Future talent and the importance of experience
Why experience is future talent’s best preparation for the “real world.”
Late last year I wrote an article about what five years as dean of Nottingham University Business School taught me about leadership. I based the piece on my own experiences and those that fellow deans from around the world shared with me. The lessons I learned myself were covered in detail, but the lessons business schools might usefully pass on to their students remained comparatively overlooked.
I would like to address that issue now, since one of the fundamental problems throughout the sector is the growing gap between the typical business school curriculum and the conditions that confront students after graduation. I believe this a gap we must try to close if the talent of the future – and, by extension, the firms that employ that talent – are to benefit fully from what business schools have to offer.
The importance of integration
A chronic lack of integration that has become a defining trait of the typical business school curriculum. The longstanding segmentation of disciplines into separate areas of study – HRM, accounting, marketing, strategy etc – is now hugely at odds with a business arena that deals not in neatly packaged ingredients but in fully formed and frequently unfamiliar dishes.
The key, then, is to incorporate a perpetual state of disequilibrium that genuinely reflects not just the existence of change but the sheer pace and intensity of that change.
With this in mind, consider the following elements.
Most areas of study have underlying principles that remain reasonably constant. It is imperative that these are debated, explained, experienced and – where and when necessary – modified over time; and it is crucial that the role of students in this process is acknowledged.
Managing uncertainty and change
For many students the journey from school to university to career is still predictable. Their expectations can often become set as a consequence. New perspectives and experiences will be required as the balance shifts more towards coping with uncertainty and change.
Practice and applications
Engagement is most effective if it is relevant to contemporary practice. Full involvement in actual business decisions, with a proper flavour of the benefits and costs these can entail, is absolutely essential if the world of uncertainty and change is to be experienced for real.
Principles from practice
It is practice – that is, real business activity – that must be the foremost driver in ceaselessly challenging the principles that underpin the full array of the curriculum. Practice shapes the common base of activities from which principles are derived, experienced, recognised and revised.

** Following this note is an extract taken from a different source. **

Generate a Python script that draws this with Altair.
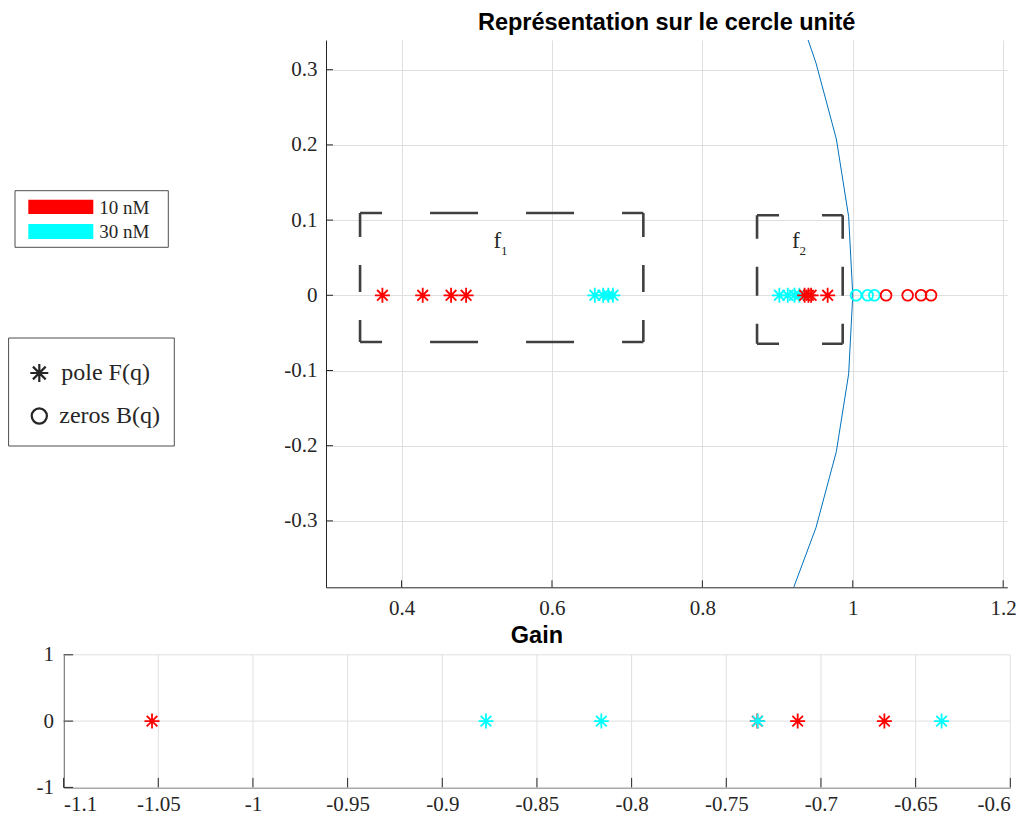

Ever-accelerating technological advances are likely to reduce the “half-life” of existing principles, condemn others to transience and leave some completely blown away. Students should experience this phenomenon first-hand rather than only be afforded passing knowledge of it.
It is radical innovation, not its incremental counterpart, that brings about “creative destruction”. Ideally, our students would go deep into the history of change by experiencing the reshaping of practice through the ages – in effect preparing for the future by reliving the past.
“Know-about” versus “know-how”
All of the above elements interconnect and/or overlap, and I believe the point at which they all meet can be summed up in one word: experience. To gain the tacit knowledge needed to make decisions amid uncertainty our students need to be thoroughly immersed in real change – just as those learning to swim need to get wet – and for this to happen business schools and would-be employers need to collaborate to the full.
Ultimately, it is experience that marks the difference between “know-about” and “know-how”. It is experience that reminds us that all the facts in the world are of genuine value only if we know what to do with them and what they really mean. And it is experience that propels us much closer to the impossible dream of our future talent being ready for each and every eventuality that might await in the “real world”. This, above all, is what business schools need to remember if they are to serve students and employers alike to best effect.
Martin Binks is the former dean of Nottingham University Business School and a Professor of Entrepreneurial Development at its Haydn Green Institute for Innovation and Entrepreneurship.